### Brief
Reproduce exactly, and only, the lines running from the start of the entries below to the line containing "12, 14, 16];".
BEGIN Dataset content
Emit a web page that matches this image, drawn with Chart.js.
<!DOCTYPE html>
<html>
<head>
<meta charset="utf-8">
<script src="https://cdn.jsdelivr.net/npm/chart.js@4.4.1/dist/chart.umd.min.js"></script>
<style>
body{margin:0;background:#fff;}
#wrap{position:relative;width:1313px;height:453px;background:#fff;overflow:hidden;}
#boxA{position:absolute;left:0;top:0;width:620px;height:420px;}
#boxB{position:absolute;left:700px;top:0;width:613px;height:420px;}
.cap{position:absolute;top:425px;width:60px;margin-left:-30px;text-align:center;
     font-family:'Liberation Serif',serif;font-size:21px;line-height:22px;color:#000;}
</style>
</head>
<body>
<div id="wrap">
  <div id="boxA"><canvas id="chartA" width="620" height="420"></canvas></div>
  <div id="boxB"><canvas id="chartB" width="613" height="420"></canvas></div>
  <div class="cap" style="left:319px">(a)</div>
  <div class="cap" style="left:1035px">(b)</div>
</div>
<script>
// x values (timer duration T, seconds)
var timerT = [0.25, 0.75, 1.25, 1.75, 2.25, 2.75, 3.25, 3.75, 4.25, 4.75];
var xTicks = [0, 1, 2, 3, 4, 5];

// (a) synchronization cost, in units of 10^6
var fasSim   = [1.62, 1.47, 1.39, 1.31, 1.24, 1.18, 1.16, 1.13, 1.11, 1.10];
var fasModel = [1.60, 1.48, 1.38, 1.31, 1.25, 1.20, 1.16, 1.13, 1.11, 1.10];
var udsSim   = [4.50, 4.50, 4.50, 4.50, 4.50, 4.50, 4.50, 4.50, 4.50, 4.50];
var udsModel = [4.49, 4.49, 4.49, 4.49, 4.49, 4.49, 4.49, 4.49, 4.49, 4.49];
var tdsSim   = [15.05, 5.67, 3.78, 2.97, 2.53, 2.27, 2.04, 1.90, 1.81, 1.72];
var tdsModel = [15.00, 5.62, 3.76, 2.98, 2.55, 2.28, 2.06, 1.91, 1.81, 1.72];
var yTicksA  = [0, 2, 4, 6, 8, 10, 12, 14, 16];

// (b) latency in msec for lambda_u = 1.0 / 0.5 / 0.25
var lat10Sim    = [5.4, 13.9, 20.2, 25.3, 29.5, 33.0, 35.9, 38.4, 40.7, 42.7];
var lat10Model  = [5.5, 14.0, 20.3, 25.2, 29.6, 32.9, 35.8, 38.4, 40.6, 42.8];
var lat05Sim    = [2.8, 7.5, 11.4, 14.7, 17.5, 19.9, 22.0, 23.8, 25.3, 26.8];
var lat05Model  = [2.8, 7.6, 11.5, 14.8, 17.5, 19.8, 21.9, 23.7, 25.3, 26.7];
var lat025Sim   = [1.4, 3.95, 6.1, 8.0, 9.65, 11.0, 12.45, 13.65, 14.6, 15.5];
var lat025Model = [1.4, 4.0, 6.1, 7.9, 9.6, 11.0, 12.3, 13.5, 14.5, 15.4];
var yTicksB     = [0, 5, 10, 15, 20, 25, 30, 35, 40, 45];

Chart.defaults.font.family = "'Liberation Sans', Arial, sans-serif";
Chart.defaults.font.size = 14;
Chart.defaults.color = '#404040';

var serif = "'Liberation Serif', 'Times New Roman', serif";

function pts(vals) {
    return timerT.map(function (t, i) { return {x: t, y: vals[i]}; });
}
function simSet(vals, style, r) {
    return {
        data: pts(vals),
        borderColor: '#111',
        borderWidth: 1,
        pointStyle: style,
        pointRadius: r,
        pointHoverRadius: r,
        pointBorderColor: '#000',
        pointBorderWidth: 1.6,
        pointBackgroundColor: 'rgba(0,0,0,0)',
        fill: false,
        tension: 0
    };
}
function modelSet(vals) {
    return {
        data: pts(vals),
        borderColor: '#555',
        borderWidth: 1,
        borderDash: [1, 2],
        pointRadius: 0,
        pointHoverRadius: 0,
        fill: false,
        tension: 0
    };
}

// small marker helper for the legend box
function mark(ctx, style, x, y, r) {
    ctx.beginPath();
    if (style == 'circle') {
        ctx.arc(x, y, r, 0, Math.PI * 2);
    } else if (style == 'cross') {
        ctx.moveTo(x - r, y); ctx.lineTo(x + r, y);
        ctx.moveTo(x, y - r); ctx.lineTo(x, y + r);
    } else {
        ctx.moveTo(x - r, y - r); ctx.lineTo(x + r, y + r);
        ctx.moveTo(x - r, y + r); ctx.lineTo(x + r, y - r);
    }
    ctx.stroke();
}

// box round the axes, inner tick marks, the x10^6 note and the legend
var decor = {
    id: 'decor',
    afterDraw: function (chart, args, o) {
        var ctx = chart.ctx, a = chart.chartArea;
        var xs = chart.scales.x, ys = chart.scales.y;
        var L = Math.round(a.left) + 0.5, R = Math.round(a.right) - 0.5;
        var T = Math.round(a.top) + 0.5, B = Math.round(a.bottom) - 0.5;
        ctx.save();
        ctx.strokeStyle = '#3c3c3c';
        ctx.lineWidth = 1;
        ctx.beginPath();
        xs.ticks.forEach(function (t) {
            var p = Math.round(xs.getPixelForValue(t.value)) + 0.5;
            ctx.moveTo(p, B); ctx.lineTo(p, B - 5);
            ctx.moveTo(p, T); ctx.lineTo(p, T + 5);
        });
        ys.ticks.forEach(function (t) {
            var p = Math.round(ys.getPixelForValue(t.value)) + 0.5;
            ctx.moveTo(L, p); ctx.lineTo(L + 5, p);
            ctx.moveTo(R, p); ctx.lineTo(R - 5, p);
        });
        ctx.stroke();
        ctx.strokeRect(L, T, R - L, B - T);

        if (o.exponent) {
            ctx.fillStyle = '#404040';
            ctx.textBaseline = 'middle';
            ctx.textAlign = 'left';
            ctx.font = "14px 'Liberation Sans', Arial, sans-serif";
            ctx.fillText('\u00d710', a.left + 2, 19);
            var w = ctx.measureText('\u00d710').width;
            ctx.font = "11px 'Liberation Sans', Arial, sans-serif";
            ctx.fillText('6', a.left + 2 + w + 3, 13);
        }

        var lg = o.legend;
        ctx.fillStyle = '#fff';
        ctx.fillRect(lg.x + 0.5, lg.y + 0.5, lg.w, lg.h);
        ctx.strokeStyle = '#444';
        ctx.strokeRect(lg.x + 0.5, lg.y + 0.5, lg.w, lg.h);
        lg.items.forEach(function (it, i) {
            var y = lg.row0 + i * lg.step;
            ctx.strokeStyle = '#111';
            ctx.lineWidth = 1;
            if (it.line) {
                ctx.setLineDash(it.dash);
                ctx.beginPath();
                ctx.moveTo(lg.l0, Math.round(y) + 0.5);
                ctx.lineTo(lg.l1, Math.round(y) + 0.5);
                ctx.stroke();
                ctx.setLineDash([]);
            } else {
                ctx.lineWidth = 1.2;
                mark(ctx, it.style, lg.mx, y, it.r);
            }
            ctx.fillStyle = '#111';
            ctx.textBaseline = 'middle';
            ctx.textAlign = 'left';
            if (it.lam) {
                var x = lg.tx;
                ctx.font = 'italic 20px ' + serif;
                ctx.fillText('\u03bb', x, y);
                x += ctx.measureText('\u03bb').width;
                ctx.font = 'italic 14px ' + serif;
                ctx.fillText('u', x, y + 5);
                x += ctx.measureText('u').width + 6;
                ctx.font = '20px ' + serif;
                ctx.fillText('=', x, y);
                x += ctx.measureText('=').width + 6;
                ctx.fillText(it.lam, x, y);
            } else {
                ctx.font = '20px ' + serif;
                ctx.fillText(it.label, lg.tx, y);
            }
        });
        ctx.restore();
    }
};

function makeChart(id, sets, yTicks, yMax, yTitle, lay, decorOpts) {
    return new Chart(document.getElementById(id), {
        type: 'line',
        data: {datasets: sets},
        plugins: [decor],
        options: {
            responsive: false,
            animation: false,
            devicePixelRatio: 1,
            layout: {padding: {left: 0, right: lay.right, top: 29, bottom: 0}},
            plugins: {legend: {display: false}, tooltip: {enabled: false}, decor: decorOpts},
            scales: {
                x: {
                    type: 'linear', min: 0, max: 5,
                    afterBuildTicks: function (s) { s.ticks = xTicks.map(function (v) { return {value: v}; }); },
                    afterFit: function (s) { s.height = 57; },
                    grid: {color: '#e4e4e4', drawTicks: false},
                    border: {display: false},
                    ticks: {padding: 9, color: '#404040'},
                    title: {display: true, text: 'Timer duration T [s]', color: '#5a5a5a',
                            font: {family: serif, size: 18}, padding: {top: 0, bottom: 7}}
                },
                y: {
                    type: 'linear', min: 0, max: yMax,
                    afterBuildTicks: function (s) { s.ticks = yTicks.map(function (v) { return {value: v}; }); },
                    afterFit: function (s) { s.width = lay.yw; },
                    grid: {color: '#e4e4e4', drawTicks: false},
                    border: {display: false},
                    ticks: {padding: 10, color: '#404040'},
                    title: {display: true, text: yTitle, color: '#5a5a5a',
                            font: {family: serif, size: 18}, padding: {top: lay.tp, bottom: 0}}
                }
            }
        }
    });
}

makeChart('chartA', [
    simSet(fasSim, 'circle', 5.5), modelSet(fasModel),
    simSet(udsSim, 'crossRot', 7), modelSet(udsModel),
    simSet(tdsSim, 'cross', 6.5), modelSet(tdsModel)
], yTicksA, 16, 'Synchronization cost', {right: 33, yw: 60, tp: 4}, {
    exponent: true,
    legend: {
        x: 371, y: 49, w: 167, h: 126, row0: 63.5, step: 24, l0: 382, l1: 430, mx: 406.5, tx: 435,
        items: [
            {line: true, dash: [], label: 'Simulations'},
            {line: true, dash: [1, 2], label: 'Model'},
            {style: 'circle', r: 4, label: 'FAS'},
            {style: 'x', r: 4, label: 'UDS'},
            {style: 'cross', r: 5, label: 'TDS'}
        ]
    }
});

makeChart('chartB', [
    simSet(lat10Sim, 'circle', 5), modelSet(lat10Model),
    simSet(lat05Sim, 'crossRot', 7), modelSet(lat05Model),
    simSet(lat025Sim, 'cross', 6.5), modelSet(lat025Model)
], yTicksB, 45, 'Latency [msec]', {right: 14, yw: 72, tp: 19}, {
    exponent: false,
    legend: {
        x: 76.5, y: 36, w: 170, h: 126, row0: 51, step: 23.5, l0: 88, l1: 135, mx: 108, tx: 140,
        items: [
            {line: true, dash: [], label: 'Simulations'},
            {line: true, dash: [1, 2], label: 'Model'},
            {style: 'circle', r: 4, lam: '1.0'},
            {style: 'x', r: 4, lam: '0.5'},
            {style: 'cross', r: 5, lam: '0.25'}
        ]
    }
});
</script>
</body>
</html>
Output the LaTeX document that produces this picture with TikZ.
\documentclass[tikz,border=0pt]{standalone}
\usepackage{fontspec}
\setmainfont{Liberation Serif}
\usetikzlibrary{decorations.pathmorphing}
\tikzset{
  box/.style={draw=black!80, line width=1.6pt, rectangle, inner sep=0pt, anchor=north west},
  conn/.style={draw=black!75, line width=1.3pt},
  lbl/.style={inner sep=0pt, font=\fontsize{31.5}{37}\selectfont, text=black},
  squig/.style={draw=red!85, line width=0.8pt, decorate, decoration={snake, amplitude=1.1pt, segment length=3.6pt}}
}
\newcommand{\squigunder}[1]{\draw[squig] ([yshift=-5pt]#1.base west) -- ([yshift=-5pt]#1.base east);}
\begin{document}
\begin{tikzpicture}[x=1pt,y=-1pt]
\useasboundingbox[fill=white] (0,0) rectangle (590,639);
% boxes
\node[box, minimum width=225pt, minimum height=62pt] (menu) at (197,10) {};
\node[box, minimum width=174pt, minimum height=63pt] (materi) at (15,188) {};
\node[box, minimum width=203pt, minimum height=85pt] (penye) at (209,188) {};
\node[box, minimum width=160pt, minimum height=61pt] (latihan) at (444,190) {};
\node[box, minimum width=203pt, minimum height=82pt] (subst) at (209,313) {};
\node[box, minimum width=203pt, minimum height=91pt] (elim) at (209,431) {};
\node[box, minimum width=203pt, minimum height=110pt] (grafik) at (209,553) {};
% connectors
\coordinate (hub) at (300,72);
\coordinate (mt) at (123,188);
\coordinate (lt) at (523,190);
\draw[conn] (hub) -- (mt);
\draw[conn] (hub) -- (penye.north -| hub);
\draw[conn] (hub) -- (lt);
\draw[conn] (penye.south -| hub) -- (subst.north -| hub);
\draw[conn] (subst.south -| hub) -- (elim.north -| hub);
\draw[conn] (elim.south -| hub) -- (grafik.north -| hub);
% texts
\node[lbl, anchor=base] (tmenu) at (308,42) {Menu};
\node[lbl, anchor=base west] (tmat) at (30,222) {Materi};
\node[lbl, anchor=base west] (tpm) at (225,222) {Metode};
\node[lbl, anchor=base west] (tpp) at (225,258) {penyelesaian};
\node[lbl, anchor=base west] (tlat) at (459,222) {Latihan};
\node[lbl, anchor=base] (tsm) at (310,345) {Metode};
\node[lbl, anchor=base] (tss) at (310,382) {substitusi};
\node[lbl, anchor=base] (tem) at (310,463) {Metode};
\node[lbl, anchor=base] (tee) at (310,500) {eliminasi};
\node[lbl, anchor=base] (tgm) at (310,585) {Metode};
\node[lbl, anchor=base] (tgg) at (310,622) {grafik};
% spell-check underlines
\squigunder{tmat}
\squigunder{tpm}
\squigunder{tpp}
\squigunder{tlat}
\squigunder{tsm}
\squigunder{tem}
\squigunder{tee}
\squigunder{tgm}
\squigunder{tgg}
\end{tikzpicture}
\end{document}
END Dataset content
### Response for this exercise
Emit a web page that matches this image, drawn with Chart.js.
<!DOCTYPE html>
<html>
<head>
<meta charset="utf-8">
<script src="https://cdn.jsdelivr.net/npm/chart.js@4.4.1/dist/chart.umd.min.js"></script>
<style>
body{margin:0;background:#fff;}
#wrap{position:relative;width:1313px;height:453px;background:#fff;overflow:hidden;}
#boxA{position:absolute;left:0;top:0;width:620px;height:420px;}
#boxB{position:absolute;left:700px;top:0;width:613px;height:420px;}
.cap{position:absolute;top:425px;width:60px;margin-left:-30px;text-align:center;
     font-family:'Liberation Serif',serif;font-size:21px;line-height:22px;color:#000;}
</style>
</head>
<body>
<div id="wrap">
  <div id="boxA"><canvas id="chartA" width="620" height="420"></canvas></div>
  <div id="boxB"><canvas id="chartB" width="613" height="420"></canvas></div>
  <div class="cap" style="left:319px">(a)</div>
  <div class="cap" style="left:1035px">(b)</div>
</div>
<script>
// x values (timer duration T, seconds)
var timerT = [0.25, 0.75, 1.25, 1.75, 2.25, 2.75, 3.25, 3.75, 4.25, 4.75];
var xTicks = [0, 1, 2, 3, 4, 5];

// (a) synchronization cost, in units of 10^6
var fasSim   = [1.62, 1.47, 1.39, 1.31, 1.24, 1.18, 1.16, 1.13, 1.11, 1.10];
var fasModel = [1.60, 1.48, 1.38, 1.31, 1.25, 1.20, 1.16, 1.13, 1.11, 1.10];
var udsSim   = [4.50, 4.50, 4.50, 4.50, 4.50, 4.50, 4.50, 4.50, 4.50, 4.50];
var udsModel = [4.49, 4.49, 4.49, 4.49, 4.49, 4.49, 4.49, 4.49, 4.49, 4.49];
var tdsSim   = [15.05, 5.67, 3.78, 2.97, 2.53, 2.27, 2.04, 1.90, 1.81, 1.72];
var tdsModel = [15.00, 5.62, 3.76, 2.98, 2.55, 2.28, 2.06, 1.91, 1.81, 1.72];
var yTicksA  = [0, 2, 4, 6, 8, 10, 12, 14, 16];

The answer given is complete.